As I continue on my journey of recovery and self-discovery, I realize you often get the short end of the stick. You have to deal with my distance, my anxieties, my walls and so many other things that have absolutely nothing to do with you and for that, I am sorry. It’s knowing that you handle those things with such ease that drives me to continue to push forward for myself. I don’t know what I did to find someone so understanding of my mess, but I am damn grateful I found it in you.
It’s hard for me to express compassion sometimes because, in my mind, that has been linked with vulnerability. Believe me when I tell you though that I appreciate you beyond words and yes, that scares the hell out of me, but because I feel the way I do, I am trying to push through my fear. You deserve someone who will push through their fears, and I want to be that person. I know I’m a bit more of a chore than others may be and even though it may not always seem like it, I promise you I am giving you my all.

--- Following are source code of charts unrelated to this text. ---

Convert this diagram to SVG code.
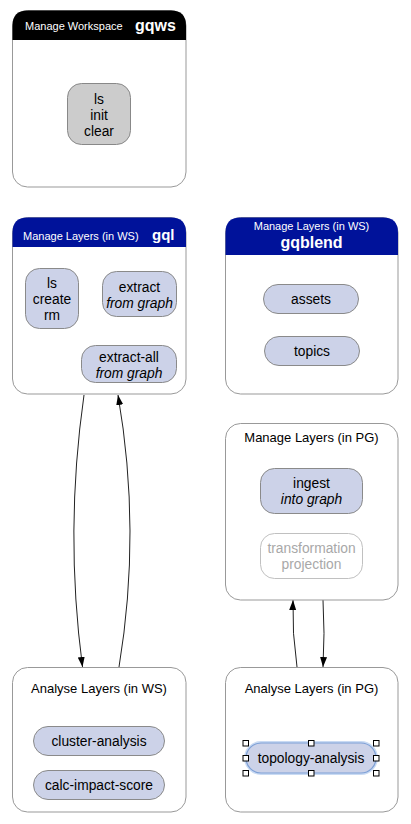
<svg xmlns="http://www.w3.org/2000/svg" width="411" height="824" viewBox="0 0 411 824">
<defs>
<style>
text{font-family:"Liberation Sans",Arial,sans-serif;fill:#000;}
.box{fill:#fff;stroke:#999;stroke-width:1;}
.n{fill:#ccd2e8;stroke:#8a8a8a;stroke-width:1;}
.t14{font-size:13.8px;text-anchor:middle;}
.ttl{font-size:13px;text-anchor:middle;}
.hd{font-size:11px;fill:#fff;}
.hb{font-size:16px;font-weight:bold;fill:#fff;}
.it{font-style:italic;}
.conn{fill:none;stroke:#222;stroke-width:1;}
.h{fill:#fff;stroke:#000;stroke-width:1;}
</style>
<marker id="arr" markerWidth="10" markerHeight="10" refX="10" refY="5" orient="auto" markerUnits="userSpaceOnUse">
<path d="M0,1.5 L10,5 L0,8.5 Z" fill="#000"/>
</marker>
</defs>
<rect width="411" height="824" fill="#fff"/>

<g id="connectors">
<path class="conn" d="M84 395 Q64.5 531 82.5 667" marker-end="url(#arr)"/>
<path class="conn" d="M119 667 Q141.5 531 118 395" marker-end="url(#arr)"/>
<path class="conn" d="M297 667 Q292 633 293 600" marker-end="url(#arr)"/>
<path class="conn" d="M323 600 Q325 633 323 667" marker-end="url(#arr)"/>
</g>

<g id="gqws">
<rect class="box" x="12.5" y="10.5" width="173.5" height="176.5" rx="15"/>
<path d="M12.5 40 L12.5 25.5 Q12.5 10.5 27.5 10.5 L171 10.5 Q186 10.5 186 25.5 L186 40 Z" fill="#000"/>
<text class="hd" x="25" y="30">Manage Workspace</text>
<text class="hb" x="135" y="31">gqws</text>
<g id="gqws-cmds">
<rect x="67.5" y="83.5" width="63" height="61" rx="14" fill="#cccccc" stroke="#888"/>
<text class="t14" x="99" y="104">ls</text>
<text class="t14" x="99" y="120">init</text>
<text class="t14" x="99" y="136">clear</text>
</g>
</g>

<g id="gql">
<rect class="box" x="12.5" y="217.5" width="173.5" height="176.5" rx="15"/>
<path d="M12.5 247 L12.5 232.5 Q12.5 217.5 27.5 217.5 L171 217.5 Q186 217.5 186 232.5 L186 247 Z" fill="#00129a"/>
<text class="hd" x="23" y="240">Manage Layers (in WS)</text>
<text class="hb" x="152" y="240" style="font-size:15px">gql</text>
<g id="gql-ls">
<rect class="n" x="25.5" y="268.5" width="53" height="60" rx="14"/>
<text class="t14" x="52" y="288">ls</text>
<text class="t14" x="52" y="304">create</text>
<text class="t14" x="52" y="320">rm</text>
</g>
<g id="gql-extract">
<rect class="n" x="102.5" y="271.5" width="74" height="45" rx="14"/>
<text class="t14" x="139.5" y="292">extract</text>
<text class="t14 it" x="139.5" y="308">from graph</text>
</g>
<g id="gql-extract-all">
<rect class="n" x="81.5" y="345.5" width="95" height="37" rx="14"/>
<text class="t14" x="129" y="362">extract-all</text>
<text class="t14 it" x="129" y="378">from graph</text>
</g>
</g>

<g id="gqblend">
<rect class="box" x="225.5" y="217.5" width="172.5" height="176.5" rx="15"/>
<path d="M225.5 255 L225.5 232.5 Q225.5 217.5 240.5 217.5 L383 217.5 Q398 217.5 398 232.5 L398 255 Z" fill="#00129a"/>
<text class="hd" x="311.5" y="230" text-anchor="middle">Manage Layers (in WS)</text>
<text class="hb" x="311.5" y="248" text-anchor="middle">gqblend</text>
<g id="gqblend-assets">
<rect class="n" x="263.5" y="284.5" width="95" height="29" rx="14.5"/>
<text class="t14" x="311" y="304">assets</text>
</g>
<g id="gqblend-topics">
<rect class="n" x="264.5" y="336.5" width="95" height="29" rx="14.5"/>
<text class="t14" x="312" y="356">topics</text>
</g>
</g>

<g id="pg-manage">
<rect class="box" x="225.5" y="423.5" width="172.5" height="176.5" rx="15"/>
<text class="ttl" x="311.5" y="442">Manage Layers (in PG)</text>
<g id="pg-ingest">
<rect class="n" x="260.5" y="468.5" width="102" height="45" rx="14"/>
<text class="t14" x="311.5" y="488">ingest</text>
<text class="t14 it" x="311.5" y="504">into graph</text>
</g>
<g id="pg-transformation">
<rect x="260.5" y="533.5" width="102" height="45" rx="14" fill="#fff" stroke="#c0c0c0"/>
<text class="t14" x="311.5" y="553" style="fill:#a8a8a8">transformation</text>
<text class="t14" x="311.5" y="569" style="fill:#a8a8a8">projection</text>
</g>
</g>

<g id="ws-analyse">
<rect class="box" x="12.5" y="667.5" width="173.5" height="144.5" rx="15"/>
<text class="ttl" x="99" y="693">Analyse Layers (in WS)</text>
<g id="ws-cluster">
<rect class="n" x="33.5" y="726.5" width="131" height="29" rx="14.5"/>
<text class="t14" x="99" y="746">cluster-analysis</text>
</g>
<g id="ws-calc">
<rect class="n" x="33.5" y="770.5" width="131" height="29" rx="14.5"/>
<text class="t14" x="99" y="790">calc-impact-score</text>
</g>
</g>

<g id="pg-analyse">
<rect class="box" x="225.5" y="667.5" width="172.5" height="144.5" rx="15"/>
<text class="ttl" x="311.5" y="693">Analyse Layers (in PG)</text>
<g id="pg-topology">
<rect x="246" y="743" width="130" height="30" rx="15" fill="none" stroke="#c9daf3" stroke-width="4"/>
<rect x="246" y="743" width="130" height="30" rx="15" fill="#ccd2e8" stroke="#7ea0d6" stroke-width="1.2"/>
<text class="t14" x="311" y="763">topology-analysis</text>
<rect class="h" x="243" y="740.5" width="5.5" height="5.5"/>
<rect class="h" x="308.5" y="740.5" width="5.5" height="5.5"/>
<rect class="h" x="373.5" y="740.5" width="5.5" height="5.5"/>
<rect class="h" x="243" y="755.5" width="5.5" height="5.5"/>
<rect class="h" x="373.5" y="755.5" width="5.5" height="5.5"/>
<rect class="h" x="243" y="770.5" width="5.5" height="5.5"/>
<rect class="h" x="308.5" y="770.5" width="5.5" height="5.5"/>
<rect class="h" x="373.5" y="770.5" width="5.5" height="5.5"/>
</g>
</g>
</svg>
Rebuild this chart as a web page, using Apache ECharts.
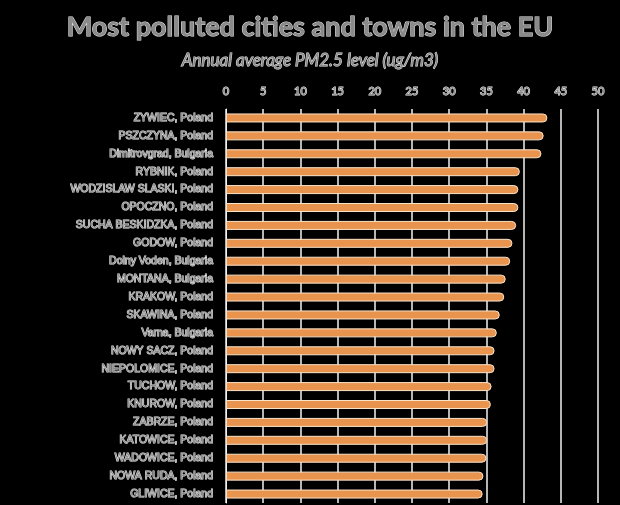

I’ve been hurt by others and by myself. I’ve loved wrongly and I’ve wrongly rejected love. I’ve crawled through a dark world to find you, and sometimes I feel like I’m still crawling. I have anxiety, I talk a lot, I overthink, I am afraid, but I am here. I sometimes panic about nothing, and I often push when what I really need is a hug, but I am here. I let my temper get the best of me, and I can be self-centered and overdramatic, but I am here. I am here, and I have learned and I want to continue to grow for myself, but I also want to grow with you. I want to repay the favor of patience and compassion when you need me and not because I feel obligated, but because I love you.
I suppose a better title would have been ‘To the Boy I’m Trying to Love.’